What this task involves
Collect all lines containing the word "document" from the data.

The data

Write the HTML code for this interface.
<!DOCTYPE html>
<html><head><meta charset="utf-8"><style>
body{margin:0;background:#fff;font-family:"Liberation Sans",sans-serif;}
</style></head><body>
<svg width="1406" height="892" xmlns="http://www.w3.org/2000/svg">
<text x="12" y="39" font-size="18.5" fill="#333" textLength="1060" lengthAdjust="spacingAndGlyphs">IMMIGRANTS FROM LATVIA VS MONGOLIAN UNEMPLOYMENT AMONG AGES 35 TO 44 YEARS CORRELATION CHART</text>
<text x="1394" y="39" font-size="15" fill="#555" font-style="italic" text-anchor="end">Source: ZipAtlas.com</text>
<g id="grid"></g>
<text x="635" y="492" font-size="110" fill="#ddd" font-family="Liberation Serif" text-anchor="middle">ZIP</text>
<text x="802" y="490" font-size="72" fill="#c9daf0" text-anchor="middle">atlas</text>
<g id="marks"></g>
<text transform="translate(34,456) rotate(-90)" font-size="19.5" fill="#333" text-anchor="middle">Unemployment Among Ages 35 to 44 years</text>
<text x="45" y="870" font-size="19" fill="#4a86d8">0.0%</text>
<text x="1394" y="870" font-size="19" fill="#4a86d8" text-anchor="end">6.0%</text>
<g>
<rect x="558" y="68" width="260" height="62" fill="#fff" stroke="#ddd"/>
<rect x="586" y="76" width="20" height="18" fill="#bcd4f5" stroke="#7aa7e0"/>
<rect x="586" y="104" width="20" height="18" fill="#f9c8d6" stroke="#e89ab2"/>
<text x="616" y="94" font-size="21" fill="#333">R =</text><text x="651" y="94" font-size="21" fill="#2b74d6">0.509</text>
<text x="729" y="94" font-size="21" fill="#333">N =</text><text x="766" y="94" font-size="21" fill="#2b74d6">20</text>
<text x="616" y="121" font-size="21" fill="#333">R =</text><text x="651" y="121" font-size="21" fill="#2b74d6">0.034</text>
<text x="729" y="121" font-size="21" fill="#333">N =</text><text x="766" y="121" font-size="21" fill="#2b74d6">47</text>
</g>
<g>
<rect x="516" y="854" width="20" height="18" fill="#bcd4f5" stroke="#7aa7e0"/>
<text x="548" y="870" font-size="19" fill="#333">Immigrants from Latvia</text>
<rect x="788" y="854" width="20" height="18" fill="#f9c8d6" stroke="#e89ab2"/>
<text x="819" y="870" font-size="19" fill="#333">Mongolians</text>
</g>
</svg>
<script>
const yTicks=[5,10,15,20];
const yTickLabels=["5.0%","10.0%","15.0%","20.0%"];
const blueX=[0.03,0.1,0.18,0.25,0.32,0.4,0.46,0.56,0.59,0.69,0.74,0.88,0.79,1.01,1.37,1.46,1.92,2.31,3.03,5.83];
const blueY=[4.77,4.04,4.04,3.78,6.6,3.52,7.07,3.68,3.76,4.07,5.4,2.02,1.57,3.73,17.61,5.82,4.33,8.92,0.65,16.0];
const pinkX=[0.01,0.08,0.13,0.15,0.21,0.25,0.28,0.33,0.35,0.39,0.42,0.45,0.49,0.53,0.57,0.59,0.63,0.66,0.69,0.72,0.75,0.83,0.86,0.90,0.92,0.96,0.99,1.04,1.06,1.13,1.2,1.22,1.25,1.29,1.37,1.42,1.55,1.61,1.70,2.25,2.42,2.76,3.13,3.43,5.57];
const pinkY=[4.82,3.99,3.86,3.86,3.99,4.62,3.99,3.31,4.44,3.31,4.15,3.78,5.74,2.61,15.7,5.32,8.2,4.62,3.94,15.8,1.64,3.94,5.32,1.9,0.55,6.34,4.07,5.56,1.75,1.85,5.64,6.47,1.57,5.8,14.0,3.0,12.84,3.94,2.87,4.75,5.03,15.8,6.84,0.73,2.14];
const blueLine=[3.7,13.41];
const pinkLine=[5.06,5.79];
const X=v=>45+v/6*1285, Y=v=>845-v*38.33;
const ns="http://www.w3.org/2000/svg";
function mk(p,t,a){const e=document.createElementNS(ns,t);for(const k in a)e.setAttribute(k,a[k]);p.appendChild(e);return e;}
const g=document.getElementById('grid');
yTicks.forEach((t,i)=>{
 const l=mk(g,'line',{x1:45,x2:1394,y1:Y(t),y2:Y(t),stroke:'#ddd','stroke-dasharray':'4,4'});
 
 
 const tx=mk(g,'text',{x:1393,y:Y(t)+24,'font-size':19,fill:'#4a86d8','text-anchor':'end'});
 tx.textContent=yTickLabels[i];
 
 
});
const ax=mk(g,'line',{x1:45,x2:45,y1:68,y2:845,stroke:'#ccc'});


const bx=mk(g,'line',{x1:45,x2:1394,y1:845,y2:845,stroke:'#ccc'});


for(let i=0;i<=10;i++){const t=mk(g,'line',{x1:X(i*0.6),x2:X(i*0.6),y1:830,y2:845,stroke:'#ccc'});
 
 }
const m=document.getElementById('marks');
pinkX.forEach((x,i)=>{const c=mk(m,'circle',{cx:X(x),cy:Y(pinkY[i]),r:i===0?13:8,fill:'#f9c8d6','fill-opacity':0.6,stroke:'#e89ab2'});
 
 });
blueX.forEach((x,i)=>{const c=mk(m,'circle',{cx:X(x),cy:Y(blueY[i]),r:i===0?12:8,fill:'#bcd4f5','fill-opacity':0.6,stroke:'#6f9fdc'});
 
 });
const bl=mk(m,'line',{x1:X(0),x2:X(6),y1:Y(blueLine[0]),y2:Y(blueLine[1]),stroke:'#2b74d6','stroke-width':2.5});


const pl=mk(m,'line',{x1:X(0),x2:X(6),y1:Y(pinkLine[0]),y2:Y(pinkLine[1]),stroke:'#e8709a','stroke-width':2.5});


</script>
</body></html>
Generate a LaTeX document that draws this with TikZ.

Solution for this exercise
function mk(p,t,a){const e=document.createElementNS(ns,t);for(const k in a)e.setAttribute(k,a[k]);p.appendChild(e);return e;}
const g=document.getElementById('grid');
const m=document.getElementById('marks');
Generate a LaTeX document that draws this with TikZ.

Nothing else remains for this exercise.